--- start of Dataset records ---

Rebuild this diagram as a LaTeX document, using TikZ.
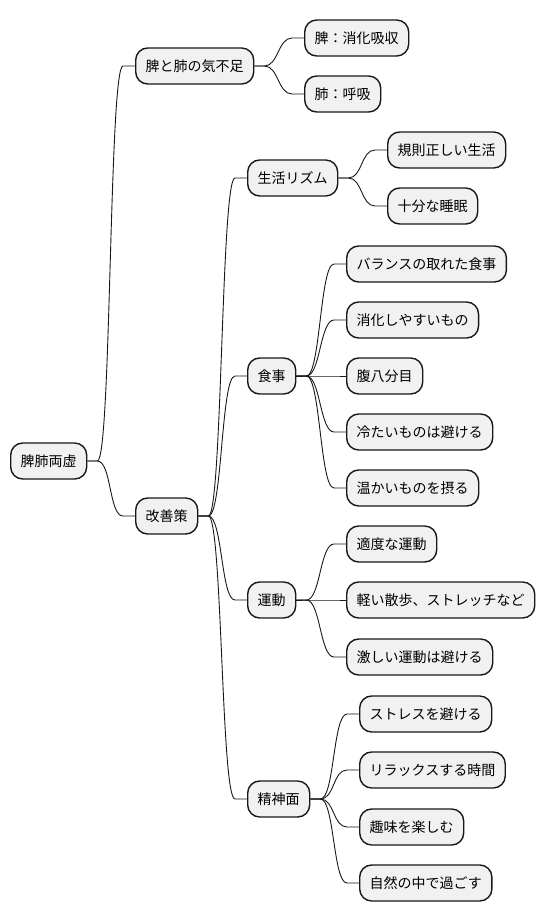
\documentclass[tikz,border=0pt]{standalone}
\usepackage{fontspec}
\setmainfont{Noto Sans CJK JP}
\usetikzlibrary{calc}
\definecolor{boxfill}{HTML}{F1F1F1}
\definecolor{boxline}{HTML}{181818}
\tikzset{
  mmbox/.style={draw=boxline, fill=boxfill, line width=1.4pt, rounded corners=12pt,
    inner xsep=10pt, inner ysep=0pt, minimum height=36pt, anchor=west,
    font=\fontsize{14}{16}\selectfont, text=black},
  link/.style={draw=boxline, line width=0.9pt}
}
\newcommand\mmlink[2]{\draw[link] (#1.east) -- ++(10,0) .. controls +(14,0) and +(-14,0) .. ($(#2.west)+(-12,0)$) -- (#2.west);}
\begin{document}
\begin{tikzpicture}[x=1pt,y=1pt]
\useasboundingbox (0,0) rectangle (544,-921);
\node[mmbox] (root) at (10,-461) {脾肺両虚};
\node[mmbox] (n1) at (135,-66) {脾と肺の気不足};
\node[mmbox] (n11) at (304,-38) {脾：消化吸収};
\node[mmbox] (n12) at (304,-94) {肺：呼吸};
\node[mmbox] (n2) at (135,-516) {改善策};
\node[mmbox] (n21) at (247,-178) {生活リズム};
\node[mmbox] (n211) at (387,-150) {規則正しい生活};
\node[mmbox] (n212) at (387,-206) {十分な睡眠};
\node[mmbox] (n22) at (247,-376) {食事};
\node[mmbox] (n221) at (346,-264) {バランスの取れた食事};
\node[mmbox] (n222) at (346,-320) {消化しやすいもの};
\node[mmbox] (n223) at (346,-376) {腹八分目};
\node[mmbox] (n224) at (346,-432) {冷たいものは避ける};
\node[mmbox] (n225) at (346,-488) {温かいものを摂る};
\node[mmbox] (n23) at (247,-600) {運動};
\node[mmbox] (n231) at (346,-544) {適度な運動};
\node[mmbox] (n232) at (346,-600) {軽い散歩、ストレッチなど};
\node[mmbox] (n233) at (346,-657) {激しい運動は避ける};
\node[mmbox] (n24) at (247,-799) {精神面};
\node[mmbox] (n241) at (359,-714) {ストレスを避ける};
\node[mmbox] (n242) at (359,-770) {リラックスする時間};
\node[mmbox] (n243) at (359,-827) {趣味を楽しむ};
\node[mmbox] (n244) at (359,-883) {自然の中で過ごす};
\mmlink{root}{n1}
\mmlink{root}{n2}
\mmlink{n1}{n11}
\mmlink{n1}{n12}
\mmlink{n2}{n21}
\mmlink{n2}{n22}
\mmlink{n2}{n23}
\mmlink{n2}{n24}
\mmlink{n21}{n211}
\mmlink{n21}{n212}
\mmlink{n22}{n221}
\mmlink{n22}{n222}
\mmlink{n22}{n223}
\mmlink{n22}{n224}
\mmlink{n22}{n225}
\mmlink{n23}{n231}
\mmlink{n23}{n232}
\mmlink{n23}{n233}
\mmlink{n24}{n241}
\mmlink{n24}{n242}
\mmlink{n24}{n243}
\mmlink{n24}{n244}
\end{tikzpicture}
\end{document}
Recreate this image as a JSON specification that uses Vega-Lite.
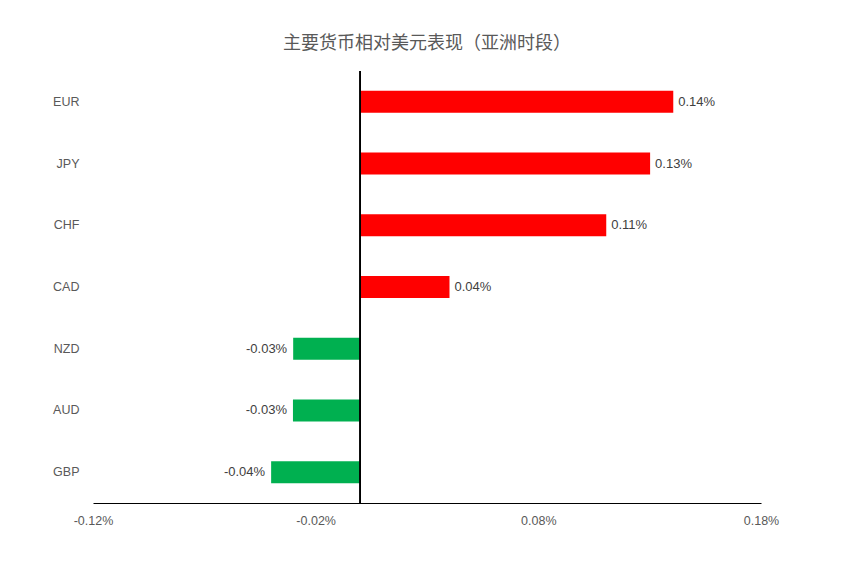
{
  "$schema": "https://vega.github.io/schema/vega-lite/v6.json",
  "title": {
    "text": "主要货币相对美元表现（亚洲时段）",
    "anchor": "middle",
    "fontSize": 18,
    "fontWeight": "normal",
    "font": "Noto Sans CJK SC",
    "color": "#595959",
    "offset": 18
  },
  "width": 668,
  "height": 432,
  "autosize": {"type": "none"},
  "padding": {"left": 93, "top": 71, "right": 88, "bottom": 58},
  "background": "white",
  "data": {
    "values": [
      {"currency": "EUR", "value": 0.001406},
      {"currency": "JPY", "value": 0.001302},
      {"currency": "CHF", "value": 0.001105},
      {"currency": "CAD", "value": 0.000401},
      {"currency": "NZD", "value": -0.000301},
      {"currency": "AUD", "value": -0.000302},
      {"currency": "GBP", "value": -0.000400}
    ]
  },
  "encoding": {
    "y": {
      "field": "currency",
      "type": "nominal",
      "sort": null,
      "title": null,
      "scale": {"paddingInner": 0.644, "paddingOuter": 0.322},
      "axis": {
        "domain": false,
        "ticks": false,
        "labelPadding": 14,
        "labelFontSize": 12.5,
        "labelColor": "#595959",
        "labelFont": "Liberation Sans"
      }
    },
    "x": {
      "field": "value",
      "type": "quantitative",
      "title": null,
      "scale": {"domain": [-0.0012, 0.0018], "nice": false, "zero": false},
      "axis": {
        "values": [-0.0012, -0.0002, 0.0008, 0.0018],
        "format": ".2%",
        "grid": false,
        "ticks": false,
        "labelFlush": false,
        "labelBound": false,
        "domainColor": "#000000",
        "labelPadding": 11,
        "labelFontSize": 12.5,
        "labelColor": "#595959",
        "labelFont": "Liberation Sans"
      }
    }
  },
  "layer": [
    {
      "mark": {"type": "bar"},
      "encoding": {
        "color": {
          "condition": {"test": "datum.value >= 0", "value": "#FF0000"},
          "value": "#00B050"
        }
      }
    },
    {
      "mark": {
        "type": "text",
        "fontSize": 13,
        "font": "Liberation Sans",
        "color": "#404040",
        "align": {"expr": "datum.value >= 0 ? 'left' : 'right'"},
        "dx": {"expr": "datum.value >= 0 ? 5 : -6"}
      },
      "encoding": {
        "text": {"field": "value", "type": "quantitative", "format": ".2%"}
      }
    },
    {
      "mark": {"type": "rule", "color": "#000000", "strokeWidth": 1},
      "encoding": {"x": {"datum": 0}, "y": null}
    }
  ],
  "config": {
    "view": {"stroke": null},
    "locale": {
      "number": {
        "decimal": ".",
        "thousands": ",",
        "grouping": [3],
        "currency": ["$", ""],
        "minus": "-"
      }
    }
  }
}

--- end of Dataset records ---

Your task is to copy the entries in full and exactly, without any images.

Rebuild this diagram as a LaTeX document, using TikZ.
\documentclass[tikz,border=0pt]{standalone}
\usepackage{fontspec}
\setmainfont{Noto Sans CJK JP}
\usetikzlibrary{calc}
\definecolor{boxfill}{HTML}{F1F1F1}
\definecolor{boxline}{HTML}{181818}
\tikzset{
  mmbox/.style={draw=boxline, fill=boxfill, line width=1.4pt, rounded corners=12pt,
    inner xsep=10pt, inner ysep=0pt, minimum height=36pt, anchor=west,
    font=\fontsize{14}{16}\selectfont, text=black},
  link/.style={draw=boxline, line width=0.9pt}
}
\newcommand\mmlink[2]{\draw[link] (#1.east) -- ++(10,0) .. controls +(14,0) and +(-14,0) .. ($(#2.west)+(-12,0)$) -- (#2.west);}
\begin{document}
\begin{tikzpicture}[x=1pt,y=1pt]
\useasboundingbox (0,0) rectangle (544,-921);
\node[mmbox] (root) at (10,-461) {脾肺両虚};
\node[mmbox] (n1) at (135,-66) {脾と肺の気不足};
\node[mmbox] (n11) at (304,-38) {脾：消化吸収};
\node[mmbox] (n12) at (304,-94) {肺：呼吸};
\node[mmbox] (n2) at (135,-516) {改善策};
\node[mmbox] (n21) at (247,-178) {生活リズム};
\node[mmbox] (n211) at (387,-150) {規則正しい生活};
\node[mmbox] (n212) at (387,-206) {十分な睡眠};
\node[mmbox] (n22) at (247,-376) {食事};
\node[mmbox] (n221) at (346,-264) {バランスの取れた食事};
\node[mmbox] (n222) at (346,-320) {消化しやすいもの};
\node[mmbox] (n223) at (346,-376) {腹八分目};
\node[mmbox] (n224) at (346,-432) {冷たいものは避ける};
\node[mmbox] (n225) at (346,-488) {温かいものを摂る};
\node[mmbox] (n23) at (247,-600) {運動};
\node[mmbox] (n231) at (346,-544) {適度な運動};
\node[mmbox] (n232) at (346,-600) {軽い散歩、ストレッチなど};
\node[mmbox] (n233) at (346,-657) {激しい運動は避ける};
\node[mmbox] (n24) at (247,-799) {精神面};
\node[mmbox] (n241) at (359,-714) {ストレスを避ける};
\node[mmbox] (n242) at (359,-770) {リラックスする時間};
\node[mmbox] (n243) at (359,-827) {趣味を楽しむ};
\node[mmbox] (n244) at (359,-883) {自然の中で過ごす};
\mmlink{root}{n1}
\mmlink{root}{n2}
\mmlink{n1}{n11}
\mmlink{n1}{n12}
\mmlink{n2}{n21}
\mmlink{n2}{n22}
\mmlink{n2}{n23}
\mmlink{n2}{n24}
\mmlink{n21}{n211}
\mmlink{n21}{n212}
\mmlink{n22}{n221}
\mmlink{n22}{n222}
\mmlink{n22}{n223}
\mmlink{n22}{n224}
\mmlink{n22}{n225}
\mmlink{n23}{n231}
\mmlink{n23}{n232}
\mmlink{n23}{n233}
\mmlink{n24}{n241}
\mmlink{n24}{n242}
\mmlink{n24}{n243}
\mmlink{n24}{n244}
\end{tikzpicture}
\end{document}
Recreate this image as a JSON specification that uses Vega-Lite.
{
  "$schema": "https://vega.github.io/schema/vega-lite/v6.json",
  "title": {
    "text": "主要货币相对美元表现（亚洲时段）",
    "anchor": "middle",
    "fontSize": 18,
    "fontWeight": "normal",
    "font": "Noto Sans CJK SC",
    "color": "#595959",
    "offset": 18
  },
  "width": 668,
  "height": 432,
  "autosize": {"type": "none"},
  "padding": {"left": 93, "top": 71, "right": 88, "bottom": 58},
  "background": "white",
  "data": {
    "values": [
      {"currency": "EUR", "value": 0.001406},
      {"currency": "JPY", "value": 0.001302},
      {"currency": "CHF", "value": 0.001105},
      {"currency": "CAD", "value": 0.000401},
      {"currency": "NZD", "value": -0.000301},
      {"currency": "AUD", "value": -0.000302},
      {"currency": "GBP", "value": -0.000400}
    ]
  },
  "encoding": {
    "y": {
      "field": "currency",
      "type": "nominal",
      "sort": null,
      "title": null,
      "scale": {"paddingInner": 0.644, "paddingOuter": 0.322},
      "axis": {
        "domain": false,
        "ticks": false,
        "labelPadding": 14,
        "labelFontSize": 12.5,
        "labelColor": "#595959",
        "labelFont": "Liberation Sans"
      }
    },
    "x": {
      "field": "value",
      "type": "quantitative",
      "title": null,
      "scale": {"domain": [-0.0012, 0.0018], "nice": false, "zero": false},
      "axis": {
        "values": [-0.0012, -0.0002, 0.0008, 0.0018],
        "format": ".2%",
        "grid": false,
        "ticks": false,
        "labelFlush": false,
        "labelBound": false,
        "domainColor": "#000000",
        "labelPadding": 11,
        "labelFontSize": 12.5,
        "labelColor": "#595959",
        "labelFont": "Liberation Sans"
      }
    }
  },
  "layer": [
    {
      "mark": {"type": "bar"},
      "encoding": {
        "color": {
          "condition": {"test": "datum.value >= 0", "value": "#FF0000"},
          "value": "#00B050"
        }
      }
    },
    {
      "mark": {
        "type": "text",
        "fontSize": 13,
        "font": "Liberation Sans",
        "color": "#404040",
        "align": {"expr": "datum.value >= 0 ? 'left' : 'right'"},
        "dx": {"expr": "datum.value >= 0 ? 5 : -6"}
      },
      "encoding": {
        "text": {"field": "value", "type": "quantitative", "format": ".2%"}
      }
    },
    {
      "mark": {"type": "rule", "color": "#000000", "strokeWidth": 1},
      "encoding": {"x": {"datum": 0}, "y": null}
    }
  ],
  "config": {
    "view": {"stroke": null},
    "locale": {
      "number": {
        "decimal": ".",
        "thousands": ",",
        "grouping": [3],
        "currency": ["$", ""],
        "minus": "-"
      }
    }
  }
}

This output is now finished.